Right after his daily workout -- so he was positively shredded!

As we walked the three mile jogging path, the Bodybuilder told me the harrowing story of his life.  Growing up fundamentalist, marrying a preacher's daughter.  Guilt over same-sex desire pushing him into alcohol and drugs. Losing his job and his house, living on the streets for awhile. Having his first same sex experience at the age of 42, unprotected, and getting infected with HIV.

Now he was clean and sober, living in a residential hotel near the park, and in good health, thanks to the United Methodist Church, the Rural AIDS Project, and his AIDS Buddy, the Sword Swallower.
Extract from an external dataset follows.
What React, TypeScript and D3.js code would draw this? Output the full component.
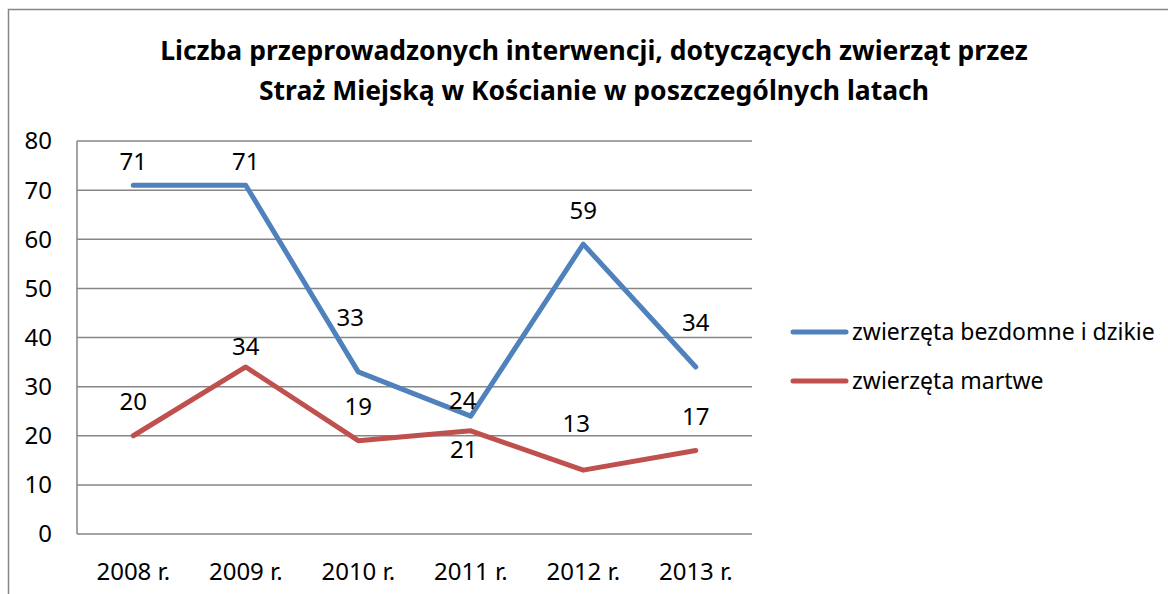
import { useEffect, useRef } from "react";
import * as d3 from "d3";

const years = ["2008 r.", "2009 r.", "2010 r.", "2011 r.", "2012 r.", "2013 r."];
const bezdomne = [71, 71, 33, 24, 59, 34];
const martwe = [20, 34, 19, 21, 13, 17];
const seriesNames = ["zwierzęta bezdomne i dzikie", "zwierzęta martwe"];
const yTicks = [0, 10, 20, 30, 40, 50, 60, 70, 80];
const titleLines = [
  "Liczba przeprowadzonych interwencji, dotyczących zwierząt przez",
  "Straż Miejską w Kościanie w poszczególnych latach",
];

// label nudges (px), kept apart from the values
const labelShift = [
  { dx: [0, 0, -8, -8, 0, 0], dy: [-24, -24, -54, -16, -34, -44] },
  { dx: [0, 0, 0, -7, -7, 0], dy: [-34, -20, -34, 19, -47, -34] },
];

const W = 1168;
const H = 594;
const FONT = "'Noto Sans', 'Open Sans', sans-serif";

const App = () => {
  const svgRef = useRef<SVGSVGElement>(null);

  useEffect(() => {
    const svg = d3.select(svgRef.current);
    svg.selectAll("*").remove();

    const left = 77, right = 752, top = 141, bottom = 534;

    const x = d3.scaleBand().domain(years).range([left, right]);
    const y = d3.scaleLinear().domain([0, 80]).range([bottom, top]);

    svg.append("rect").attr("width", W).attr("height", H).attr("fill", "#fff");

    // outer chart frame
    svg.append("rect")
      .attr("x", 8.5).attr("y", 9.5)
      .attr("width", 1300).attr("height", 800)
      .attr("fill", "none").attr("stroke", "#868686").attr("stroke-width", 1.5);

    // title
    svg.append("g").selectAll("text")
      .data(titleLines)
      .join("text")
      .attr("x", 594)
      .attr("y", (d, i) => 60 + i * 40)
      .attr("text-anchor", "middle")
      .attr("font-family", FONT)
      .attr("font-weight", "bold")
      .attr("font-size", 26.5)
      .attr("fill", "#000")
      .text(d => d);

    // grid
    svg.append("g").selectAll("line")
      .data(yTicks)
      .join("line")
      .attr("x1", left).attr("x2", right)
      .attr("y1", d => y(d)).attr("y2", d => y(d))
      .attr("stroke", "#868686").attr("stroke-width", 1.5);

    svg.append("line")
      .attr("x1", left).attr("x2", left)
      .attr("y1", top).attr("y2", bottom)
      .attr("stroke", "#868686").attr("stroke-width", 1.5);

    // y labels
    svg.append("g").selectAll("text")
      .data(yTicks)
      .join("text")
      .attr("x", 52)
      .attr("y", d => y(d))
      .attr("dy", "0.35em")
      .attr("text-anchor", "end")
      .attr("font-family", FONT)
      .attr("font-size", 24)
      .text(d => d);

    // x labels
    svg.append("g").selectAll("text")
      .data(years)
      .join("text")
      .attr("x", d => x(d)! + x.bandwidth() / 2)
      .attr("y", 572)
      .attr("dy", "0.35em")
      .attr("text-anchor", "middle")
      .attr("font-family", FONT)
      .attr("font-size", 24)
      .text(d => d);

    const colors = ["#4F81BD", "#C0504D"];
    const all = [bezdomne, martwe];
    const cx = (i: number) => x(years[i])! + x.bandwidth() / 2;

    const line = d3.line<number>()
      .x((d, i) => cx(i))
      .y(d => y(d));

    all.forEach((vals, s) => {
      svg.append("path")
        .datum(vals)
        .attr("d", line)
        .attr("fill", "none")
        .attr("stroke", colors[s])
        .attr("stroke-width", 5)
        .attr("stroke-linejoin", "round")
        .attr("stroke-linecap", "round");
    });

    all.forEach((vals, s) => {
      svg.append("g").selectAll("text")
        .data(vals)
        .join("text")
        .attr("x", (d, i) => cx(i) + labelShift[s].dx[i])
        .attr("y", (d, i) => y(d) + labelShift[s].dy[i])
        .attr("dy", "0.35em")
        .attr("text-anchor", "middle")
        .attr("font-family", FONT)
        .attr("font-size", 24)
        .text(d => d);
    });

    // legend
    const lg = svg.append("g").selectAll("g")
      .data(seriesNames)
      .join("g")
      .attr("transform", (d, i) => `translate(793,${332 + i * 49})`);
    lg.append("line")
      .attr("x1", 0).attr("x2", 53)
      .attr("stroke", (d, i) => colors[i])
      .attr("stroke-width", 5)
      .attr("stroke-linecap", "round");
    lg.append("text")
      .attr("x", 59)
      .attr("dy", "0.35em")
      .attr("font-family", FONT)
      .attr("font-size", 23)
      .text(d => d);
  }, []);

  return (
    <svg
      ref={svgRef}
      width={W}
      height={H}
      style={{ position: "absolute", left: 0, top: 0 }}
    />
  );
};

export default App;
He recognized that this was a lot to spring on a guy on  the first date. But there was more.

He was on a strict macrobiotic diet, meditated for an hour every morning, went to bed at 9:00 pm without fail, and practiced only the safest of safe sex -- no deep kissing, condoms for everything else.  "Are you sure you want to go forward with this?"

Well...you know, he was shredded.  Besides, I was running out of gay men in Upstate. Why not give it a try?

So we went back to my apartment and did things that didn't require the exchange of body fluids.  Then the Bodybuilder said "I've been waiting all my life for this moment."

That was a little weird! But it was nothing compared to our second date.

We went to lunch at the Undercover Eggplant. a hippie-vegetarian place in Cooperstown, followed by the Catskills Art Fair.

Which was fun.  But the Bodybuilder's conversation wasn't:


"Can you come to church tomorrow?  I want to introduce you to some of the guys." Ok.

"We're having dinner with my brother and his family on Thursday. I said we'd bring a macrobiotic dessert."  Meeting the relatives on the third date?

"When's your birthday?  I want to start planning your party now."  Um...not for six months. What makes you think we'll be together then?

"I don't need to give notice at the hotel.  It goes week by week.  So I can move in whenever you want." Ok, too fast.  Way too fast!  What's next?  Cemetery plots?

Since we only went out twice, I didn't think there was any need for a formal break-up.  I just didn't call anymore.  Our only contact was at the Truck Driver's birthday party and in the park: I waved as I was jogging past.

Still, for months, the Bodybuilder told all of his friends and colleagues that we were a couple.  Two months later, I got an invitation in the mail to a support group for the partners of HIV Positive men.

The Klingon and the Rapper told me the same thing -- one or two dates, then no contact, and the Bodybuilder continuing to cling for months.

This turned out to be quite a problem with dating new guys.  They often hesitated, thinking that I was proposing an illicit affair.

1 comment:

  1. I only had dates with 10 members of the Gang of Twelve because the other two were involved in monogamous relationships and not interested.